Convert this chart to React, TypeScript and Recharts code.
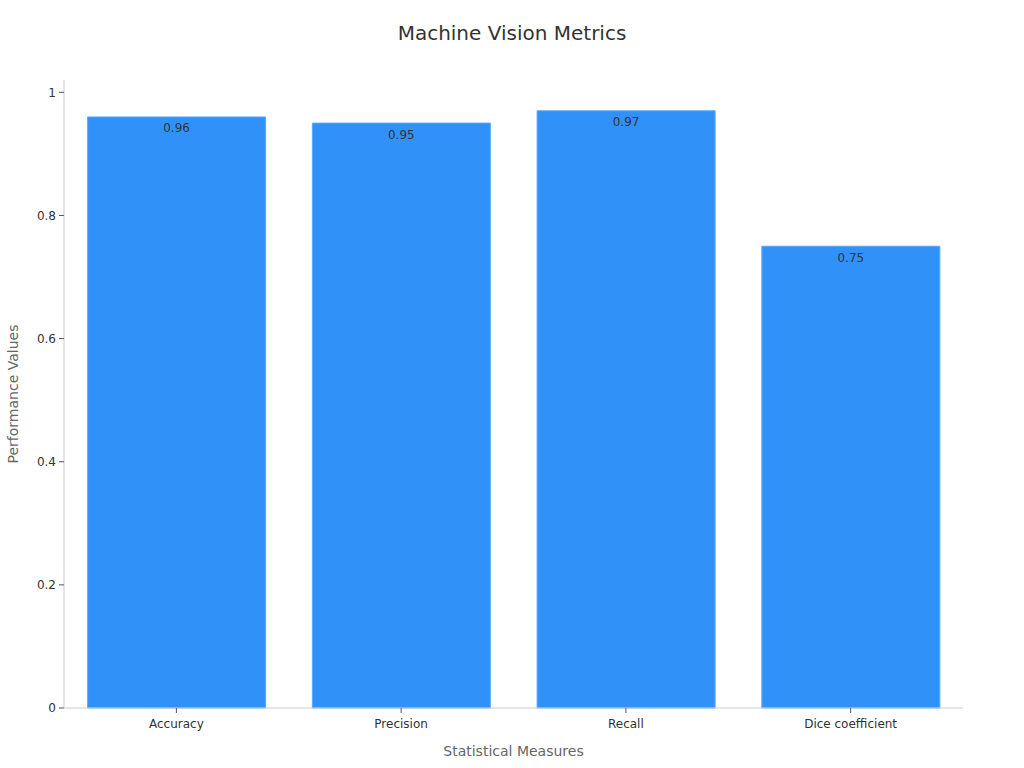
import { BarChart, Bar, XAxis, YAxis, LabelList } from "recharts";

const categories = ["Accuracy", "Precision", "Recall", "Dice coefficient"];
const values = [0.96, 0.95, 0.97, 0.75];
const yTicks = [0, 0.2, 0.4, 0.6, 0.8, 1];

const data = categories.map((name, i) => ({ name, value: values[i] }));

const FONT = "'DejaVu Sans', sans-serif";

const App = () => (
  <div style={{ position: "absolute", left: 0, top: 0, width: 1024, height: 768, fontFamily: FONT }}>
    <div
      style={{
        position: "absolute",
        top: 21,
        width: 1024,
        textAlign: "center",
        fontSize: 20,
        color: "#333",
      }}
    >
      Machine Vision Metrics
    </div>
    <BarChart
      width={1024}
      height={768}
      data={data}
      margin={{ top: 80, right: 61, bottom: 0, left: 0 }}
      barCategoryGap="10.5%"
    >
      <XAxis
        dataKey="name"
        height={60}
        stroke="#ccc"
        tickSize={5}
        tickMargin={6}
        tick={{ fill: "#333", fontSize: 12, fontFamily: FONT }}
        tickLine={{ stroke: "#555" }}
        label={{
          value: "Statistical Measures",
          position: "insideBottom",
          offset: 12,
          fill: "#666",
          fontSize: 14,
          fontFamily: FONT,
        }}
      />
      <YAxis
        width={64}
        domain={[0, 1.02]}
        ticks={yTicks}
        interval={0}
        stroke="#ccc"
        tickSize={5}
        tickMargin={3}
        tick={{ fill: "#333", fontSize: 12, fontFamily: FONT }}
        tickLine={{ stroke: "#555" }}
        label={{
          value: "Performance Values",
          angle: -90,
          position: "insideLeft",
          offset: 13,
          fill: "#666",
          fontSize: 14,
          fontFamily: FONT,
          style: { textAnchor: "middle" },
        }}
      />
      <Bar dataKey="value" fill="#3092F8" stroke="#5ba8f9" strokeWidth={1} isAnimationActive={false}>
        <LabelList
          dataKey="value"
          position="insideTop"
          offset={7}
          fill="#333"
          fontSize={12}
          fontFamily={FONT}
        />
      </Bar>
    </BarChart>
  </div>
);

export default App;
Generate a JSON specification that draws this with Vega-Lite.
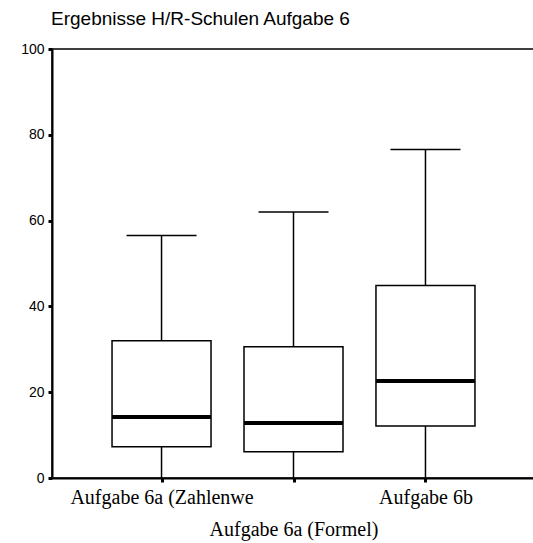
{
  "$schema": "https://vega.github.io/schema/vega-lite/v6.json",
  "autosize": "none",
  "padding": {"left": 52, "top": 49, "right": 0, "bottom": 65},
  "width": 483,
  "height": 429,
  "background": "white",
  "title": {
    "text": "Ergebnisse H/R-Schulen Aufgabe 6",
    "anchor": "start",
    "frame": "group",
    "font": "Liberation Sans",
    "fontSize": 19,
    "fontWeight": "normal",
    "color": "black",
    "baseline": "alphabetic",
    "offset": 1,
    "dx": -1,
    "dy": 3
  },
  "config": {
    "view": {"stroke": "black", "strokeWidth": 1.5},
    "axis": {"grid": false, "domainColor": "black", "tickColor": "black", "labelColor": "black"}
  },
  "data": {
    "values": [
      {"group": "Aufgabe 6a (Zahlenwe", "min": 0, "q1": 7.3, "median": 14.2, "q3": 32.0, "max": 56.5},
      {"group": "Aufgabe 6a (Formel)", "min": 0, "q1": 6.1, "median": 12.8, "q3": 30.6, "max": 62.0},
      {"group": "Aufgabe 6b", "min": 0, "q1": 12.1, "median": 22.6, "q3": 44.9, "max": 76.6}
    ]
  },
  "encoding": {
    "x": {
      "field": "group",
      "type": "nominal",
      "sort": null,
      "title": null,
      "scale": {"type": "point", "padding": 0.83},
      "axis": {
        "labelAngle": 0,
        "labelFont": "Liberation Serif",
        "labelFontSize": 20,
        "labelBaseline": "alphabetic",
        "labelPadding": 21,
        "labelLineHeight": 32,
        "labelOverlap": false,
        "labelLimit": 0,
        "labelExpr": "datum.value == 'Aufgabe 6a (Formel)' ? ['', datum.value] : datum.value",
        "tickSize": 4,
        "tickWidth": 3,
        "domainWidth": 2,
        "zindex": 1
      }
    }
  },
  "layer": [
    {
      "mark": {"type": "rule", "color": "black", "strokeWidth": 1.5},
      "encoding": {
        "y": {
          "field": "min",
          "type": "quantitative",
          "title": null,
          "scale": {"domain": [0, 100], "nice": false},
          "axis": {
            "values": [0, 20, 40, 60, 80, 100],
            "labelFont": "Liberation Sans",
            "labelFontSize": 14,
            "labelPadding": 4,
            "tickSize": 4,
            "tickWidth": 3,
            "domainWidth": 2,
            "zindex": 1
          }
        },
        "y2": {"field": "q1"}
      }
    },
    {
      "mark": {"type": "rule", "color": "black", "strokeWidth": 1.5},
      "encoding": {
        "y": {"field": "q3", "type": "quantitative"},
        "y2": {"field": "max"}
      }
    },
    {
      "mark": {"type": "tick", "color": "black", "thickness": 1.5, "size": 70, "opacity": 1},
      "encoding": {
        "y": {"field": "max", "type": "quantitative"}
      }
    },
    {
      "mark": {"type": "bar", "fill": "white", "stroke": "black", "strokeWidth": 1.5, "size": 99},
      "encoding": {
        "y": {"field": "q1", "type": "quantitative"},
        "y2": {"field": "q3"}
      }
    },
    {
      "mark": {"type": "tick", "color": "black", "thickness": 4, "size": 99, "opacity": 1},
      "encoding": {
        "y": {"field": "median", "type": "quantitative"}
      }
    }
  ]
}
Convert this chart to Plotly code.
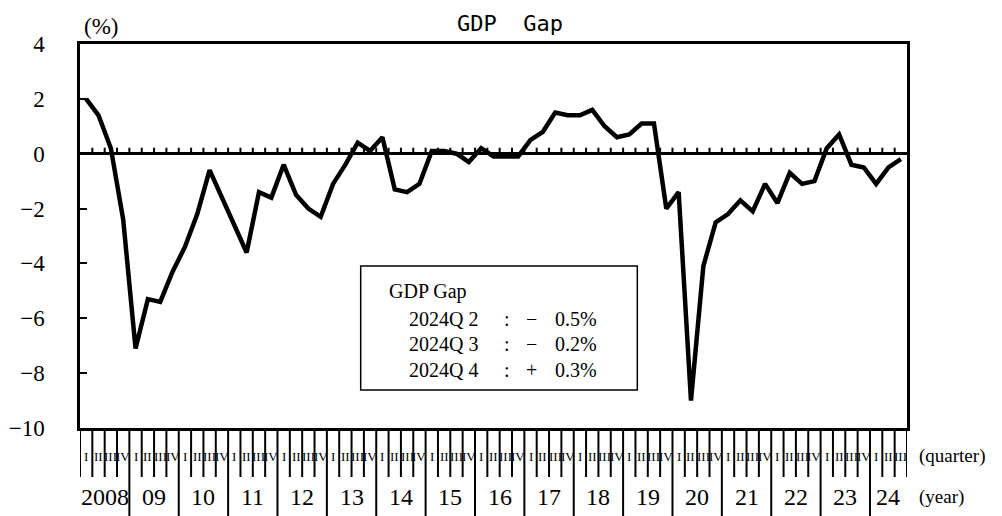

..........

Repeat the records above verbatim, with no pictures in the result.

◆ **Output for this exercise**:
Convert this chart to React, TypeScript and Recharts code.
import { BarChart, Bar, XAxis, YAxis, LabelList } from "recharts";

const categories = ["Accuracy", "Precision", "Recall", "Dice coefficient"];
const values = [0.96, 0.95, 0.97, 0.75];
const yTicks = [0, 0.2, 0.4, 0.6, 0.8, 1];

const data = categories.map((name, i) => ({ name, value: values[i] }));

const FONT = "'DejaVu Sans', sans-serif";

const App = () => (
  <div style={{ position: "absolute", left: 0, top: 0, width: 1024, height: 768, fontFamily: FONT }}>
    <div
      style={{
        position: "absolute",
        top: 21,
        width: 1024,
        textAlign: "center",
        fontSize: 20,
        color: "#333",
      }}
    >
      Machine Vision Metrics
    </div>
    <BarChart
      width={1024}
      height={768}
      data={data}
      margin={{ top: 80, right: 61, bottom: 0, left: 0 }}
      barCategoryGap="10.5%"
    >
      <XAxis
        dataKey="name"
        height={60}
        stroke="#ccc"
        tickSize={5}
        tickMargin={6}
        tick={{ fill: "#333", fontSize: 12, fontFamily: FONT }}
        tickLine={{ stroke: "#555" }}
        label={{
          value: "Statistical Measures",
          position: "insideBottom",
          offset: 12,
          fill: "#666",
          fontSize: 14,
          fontFamily: FONT,
        }}
      />
      <YAxis
        width={64}
        domain={[0, 1.02]}
        ticks={yTicks}
        interval={0}
        stroke="#ccc"
        tickSize={5}
        tickMargin={3}
        tick={{ fill: "#333", fontSize: 12, fontFamily: FONT }}
        tickLine={{ stroke: "#555" }}
        label={{
          value: "Performance Values",
          angle: -90,
          position: "insideLeft",
          offset: 13,
          fill: "#666",
          fontSize: 14,
          fontFamily: FONT,
          style: { textAnchor: "middle" },
        }}
      />
      <Bar dataKey="value" fill="#3092F8" stroke="#5ba8f9" strokeWidth={1} isAnimationActive={false}>
        <LabelList
          dataKey="value"
          position="insideTop"
          offset={7}
          fill="#333"
          fontSize={12}
          fontFamily={FONT}
        />
      </Bar>
    </BarChart>
  </div>
);

export default App;
Generate a JSON specification that draws this with Vega-Lite.
{
  "$schema": "https://vega.github.io/schema/vega-lite/v6.json",
  "autosize": "none",
  "padding": {"left": 52, "top": 49, "right": 0, "bottom": 65},
  "width": 483,
  "height": 429,
  "background": "white",
  "title": {
    "text": "Ergebnisse H/R-Schulen Aufgabe 6",
    "anchor": "start",
    "frame": "group",
    "font": "Liberation Sans",
    "fontSize": 19,
    "fontWeight": "normal",
    "color": "black",
    "baseline": "alphabetic",
    "offset": 1,
    "dx": -1,
    "dy": 3
  },
  "config": {
    "view": {"stroke": "black", "strokeWidth": 1.5},
    "axis": {"grid": false, "domainColor": "black", "tickColor": "black", "labelColor": "black"}
  },
  "data": {
    "values": [
      {"group": "Aufgabe 6a (Zahlenwe", "min": 0, "q1": 7.3, "median": 14.2, "q3": 32.0, "max": 56.5},
      {"group": "Aufgabe 6a (Formel)", "min": 0, "q1": 6.1, "median": 12.8, "q3": 30.6, "max": 62.0},
      {"group": "Aufgabe 6b", "min": 0, "q1": 12.1, "median": 22.6, "q3": 44.9, "max": 76.6}
    ]
  },
  "encoding": {
    "x": {
      "field": "group",
      "type": "nominal",
      "sort": null,
      "title": null,
      "scale": {"type": "point", "padding": 0.83},
      "axis": {
        "labelAngle": 0,
        "labelFont": "Liberation Serif",
        "labelFontSize": 20,
        "labelBaseline": "alphabetic",
        "labelPadding": 21,
        "labelLineHeight": 32,
        "labelOverlap": false,
        "labelLimit": 0,
        "labelExpr": "datum.value == 'Aufgabe 6a (Formel)' ? ['', datum.value] : datum.value",
        "tickSize": 4,
        "tickWidth": 3,
        "domainWidth": 2,
        "zindex": 1
      }
    }
  },
  "layer": [
    {
      "mark": {"type": "rule", "color": "black", "strokeWidth": 1.5},
      "encoding": {
        "y": {
          "field": "min",
          "type": "quantitative",
          "title": null,
          "scale": {"domain": [0, 100], "nice": false},
          "axis": {
            "values": [0, 20, 40, 60, 80, 100],
            "labelFont": "Liberation Sans",
            "labelFontSize": 14,
            "labelPadding": 4,
            "tickSize": 4,
            "tickWidth": 3,
            "domainWidth": 2,
            "zindex": 1
          }
        },
        "y2": {"field": "q1"}
      }
    },
    {
      "mark": {"type": "rule", "color": "black", "strokeWidth": 1.5},
      "encoding": {
        "y": {"field": "q3", "type": "quantitative"},
        "y2": {"field": "max"}
      }
    },
    {
      "mark": {"type": "tick", "color": "black", "thickness": 1.5, "size": 70, "opacity": 1},
      "encoding": {
        "y": {"field": "max", "type": "quantitative"}
      }
    },
    {
      "mark": {"type": "bar", "fill": "white", "stroke": "black", "strokeWidth": 1.5, "size": 99},
      "encoding": {
        "y": {"field": "q1", "type": "quantitative"},
        "y2": {"field": "q3"}
      }
    },
    {
      "mark": {"type": "tick", "color": "black", "thickness": 4, "size": 99, "opacity": 1},
      "encoding": {
        "y": {"field": "median", "type": "quantitative"}
      }
    }
  ]
}
Convert this chart to Plotly code.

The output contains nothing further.